James pulls out the photo of her boyfriend she brought along. “[The photo] helps me a lot. I probably wouldn’t be able to be here without him,” she says.
He had been supportive of her cheerleading, and was excited to see her perform at state. She carefully places the photo next to her on the seat, as she talks with her coach and mentally prepares herself.
At Battle Ground High School, the competition gym is split in half. Facing the mat, family members, fans and judges fill the bleachers, with overflow spectators standing along the railings. Opposite the spectators, color-coordinated clumps of cheerleaders watch other teams perform, waiting for their turn. In the hallways of classrooms outside the gym, they do nervous last-minute run-throughs. “Good luck,” they say over and over, passing each other going to and from the gym.
Coach Val gathers her team for one last huddle. “We are slowly starting to change things at Fort and it is starting with you,” she says. “Without these seniors that we have here today, this program would be nothing. They are the ones that set the stage for you guys, you guys are setting the tone for the teams to come.”
In the small holding area off of the gym, the team is “on-deck.” Mar, Salinas and James give last-minute pep talks as cheerleaders check hair bows and shoelaces. When they finally take the mat, Newcomer positions herself on the floor right in front. The marching-band music starts and their faces all light up as the crowd cheers them on. Salinas and James serve as bases for some of the stunts, while Mar works the red and white signs leading the cheers, and assists with lifts.
Fort Vancouver is up against seven other teams in their division. But as is tradition, only the top few teams from each division are announced during the awards ceremony.

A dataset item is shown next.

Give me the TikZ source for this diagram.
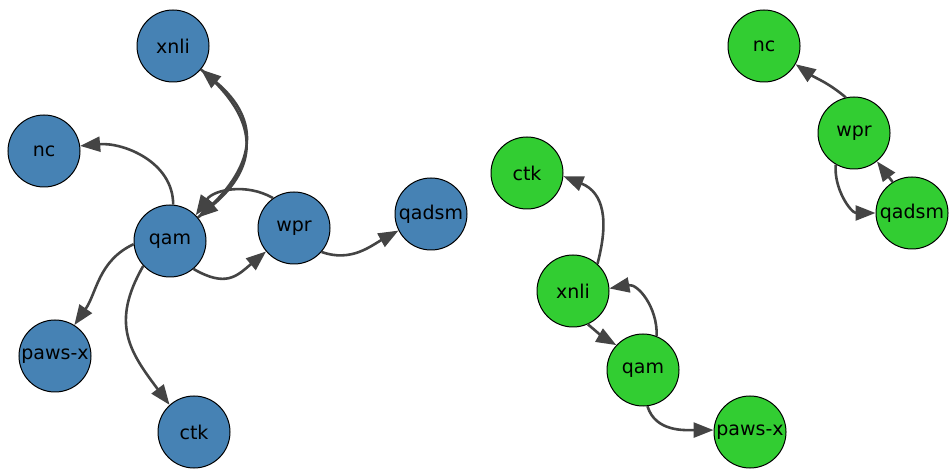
\documentclass[tikz,border=0pt]{standalone}
\usepackage{fontspec}
\setmainfont{DejaVu Sans}
\usetikzlibrary{arrows.meta}
\definecolor{bluen}{HTML}{4682B4}
\definecolor{greenn}{HTML}{32CD32}
\definecolor{edgec}{HTML}{444444}
\begin{document}
\begin{tikzpicture}[x=1pt,y=1pt,
  vtx/.style={circle, draw=black, line width=1pt, minimum size=72pt, inner sep=0pt, font=\fontsize{19}{23}\selectfont},
  bv/.style={vtx, fill=bluen},
  gv/.style={vtx, fill=greenn},
  edge/.style={draw=edgec, line width=2.6pt, -{Triangle[length=20pt,width=15pt]}}]
\useasboundingbox (0,0) rectangle (949,468);
% blue graph
\node[bv] (bxnli)  at (173,422) {xnli};
\node[bv] (bnc)    at (44,317)  {nc};
\node[bv] (bqam)   at (170,227) {qam};
\node[bv] (bwpr)   at (294,240) {wpr};
\node[bv] (bqadsm) at (431,254) {qadsm};
\node[bv] (bpawsx) at (55,112)  {paws-x};
\node[bv] (bctk)   at (194,36)  {ctk};
% green graph
\node[gv] (gnc)    at (764,422) {nc};
\node[gv] (gwpr)   at (854,335) {wpr};
\node[gv] (gqadsm) at (912,255) {qadsm};
\node[gv] (gctk)   at (527,295) {ctk};
\node[gv] (gxnli)  at (573,177) {xnli};
\node[gv] (gqam)   at (643,98)  {qam};
\node[gv] (gpawsx) at (750,36)  {paws-x};
% blue edges
\draw[edge] (bqam.85) to[out=90,in=5] (bnc.8);
\draw[edge] (bqam.40) to[out=40,in=-40,looseness=1.36] (bxnli.-40);
\draw[edge] (bxnli.-40) to[out=-40,in=40,looseness=1.36] (bqam.40);
\draw[edge] (bwpr.125) to[out=150,in=55] (bqam.45);
\draw[edge] (bqam.-50) to[out=-30,in=-140,looseness=1.3] (bwpr.-140);
\draw[edge] (bwpr.-41) to[out=-20,in=-151] (bqadsm.-153);
\draw[edge] (bqam.185) to[out=205,in=55] (bpawsx.58);
\draw[edge] (bqam.223) to[out=240,in=127,looseness=1.2] (bctk.132);
% green edges
\draw[edge] (gxnli.48) to[out=75,in=-22,looseness=1.2] (gctk.-5);
\draw[edge] (gxnli.-66) to[out=-40,in=150] (gqam.137);
\draw[edge] (gqam.68) to[out=88,in=10,looseness=1.1] (gxnli.4);
\draw[edge] (gwpr.103) to[out=140,in=-35] (gnc.-30);
\draw[edge] (gwpr.-120) to[out=-95,in=180] (gqadsm.180);
\draw[edge] (gqadsm.122) -- (gwpr.-51);
\draw[edge] (gqam.-83) to[out=-73,in=180] (gpawsx.177);
\end{tikzpicture}
\end{document}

Bethel and Bellevue high schools take home the division’s top two prizes. The ranking of the remaining six teams remains a mystery until after the ceremony, when Newcomer gets the score sheet and shares the results with her team.
Fort Vancouver comes in seventh out of eight teams. And they are thrilled. Jaws drop and screaming ensues as they celebrate the huge accomplishment: They beat another team.
“Being able to go to a competition and place for state was like, wow,” James says. “I feel like we had the right people on the team. We were always there for each other, and having people willing to show up with what they are going through at home is really special to me.”
Jesus Mar agrees. “No matter what, we are always there for each other and we are always able to get through it because at the end of the day, you get to go home and say you are doing a sport with your best friends.”
As everyone packs up to leave, they share hugs and some tears as the season officially comes to a close. Teammates and their families trickle out to their cars and head back to their homes and lives outside of cheer, leaving behind a new legacy for the future of Fort Vancouver cheerleading.